The law requires that a unique phrase in HRPT's Hawai'i leases referring to "fair and reasonable" rent be construed as being fair and reasonable to the lessor and the lessee.

Also, the type and intensity of use on the property must be considered when determining what's fair and reasonable under the law, which also applies to sublessees if sublessors benefit from the law.

Lingle, in a message to the Senate, said she supports the principle of an open market where private contracts are freely negotiated without government intrusion, but acknowledged the purpose cited by lawmakers to intervene between one landlord and its tenants.

"This bill addresses a case where the free market between lessor and lessee is not functioning," the governor wrote. "We have seen a concentration of land ownership of urban commercial and industrial properties become centered in a few large firms that distort market forces and leave businesses in Hawai'i with little recourse."

Michael Steiner, who led the push for the legislation as executive director of the HRPT tenant alliance Citizens for Fair Valuation, said the law helps level the playing field for lease negotiations.

"HRPT is a monopolistic owner and their (efforts to double or triple tenant rents) threaten the economic viability of local businesses that employ hundreds of workers," he said.

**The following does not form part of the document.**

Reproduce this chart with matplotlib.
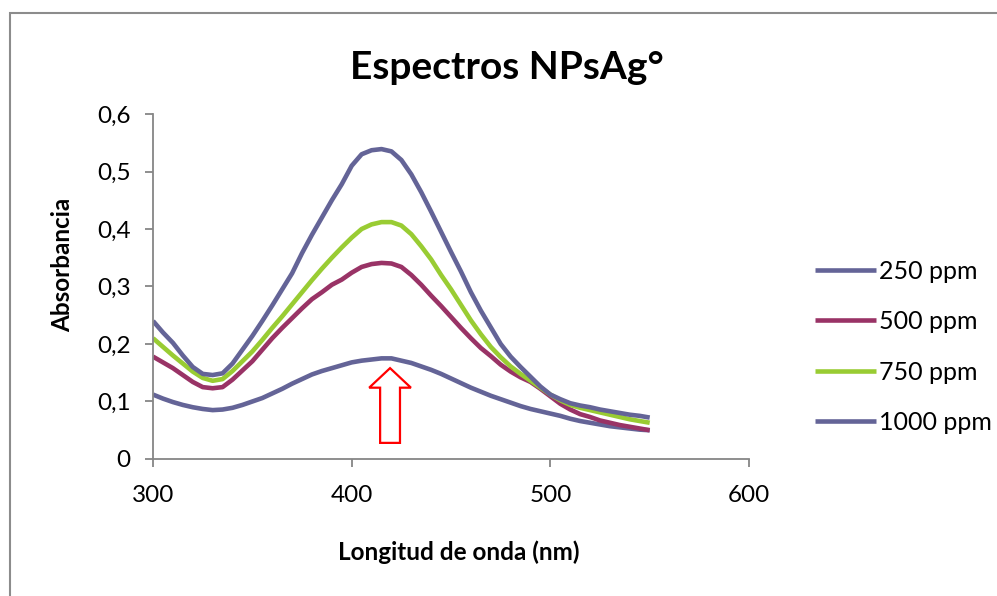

HRPT officials in Hawai'i and Massachusetts could not be reached for comment yesterday.

Businesses with HRPT land leases are big and small, ranging from equipment repair firms to distribution companies. Some of the more well-known tenants include Servco Pacific, Ben Franklin Crafts, 'Olelo Community Television, Grace Pacific, Plywood Hawaii and Inter-Island Solar Supply.

The subject of land monopolies is deeply rooted in Hawai'i, though HRPT is a relative newcomer to the state and the issue.

The company entered the market in 2003 when it paid the local Damon Estate $480 million for about 10 million square feet of land in Mapunapuna and Kalihi Kai plus a few other parcels.

The company has previously said that its tenants, which typically have 50-year leases that require the rent be re-set every 10 years, have enjoyed low rent for the past ten years, and that it is trying to maximize its income by raising rents based on property values that have more than doubled this decade.

In some cases, tenants have been offered new rental rates that are double or triple existing rates, with an added provision for automatic annual increases of 3.5 percent to 4.5 percent.

Some HRPT tenants have renegotiated rents, while others are fighting the publicly traded real estate investment trust that owns $6.7 billion worth of office and industrial property nationwide.

Most commercial land leases in Hawai'i tie rental rates to the fee-simple value of the land using a specified or prevailing rate of return in cases where agreement on rent can't be reached and is decided by an arbitration panel of appraisers.

Damon Estate had maintained that its lease language stating "rent shall be such fair and reasonable annual rent for the demised land" means fair-market rent for the property. But arbitrators have argued over the meaning of the phrase.

Some local commercial real estate professionals tracking SB764 question whether the new law will lead HRPT to seek rental rates that aren't tied to appraised land values, and how appraisers will interpret the law.

Others expect HRPT to challenge the law in court as unconstitutional, especially because the state attorney general testified that the bill may be found unconstitutional because it alters lease terms with the intent to save businesses from having to close or move farther from the urban core.

Steiner said the tenant association expects to be back at the Legislature next year asking to reinstate or modify the law if HRPT doesn't relax its aggressive campaign to raise rents.

"Passage of this bill shows the governor's and Legislature's strong level of support and concern for local businesses that are fighting economic eviction by a Mainland landowner," he said.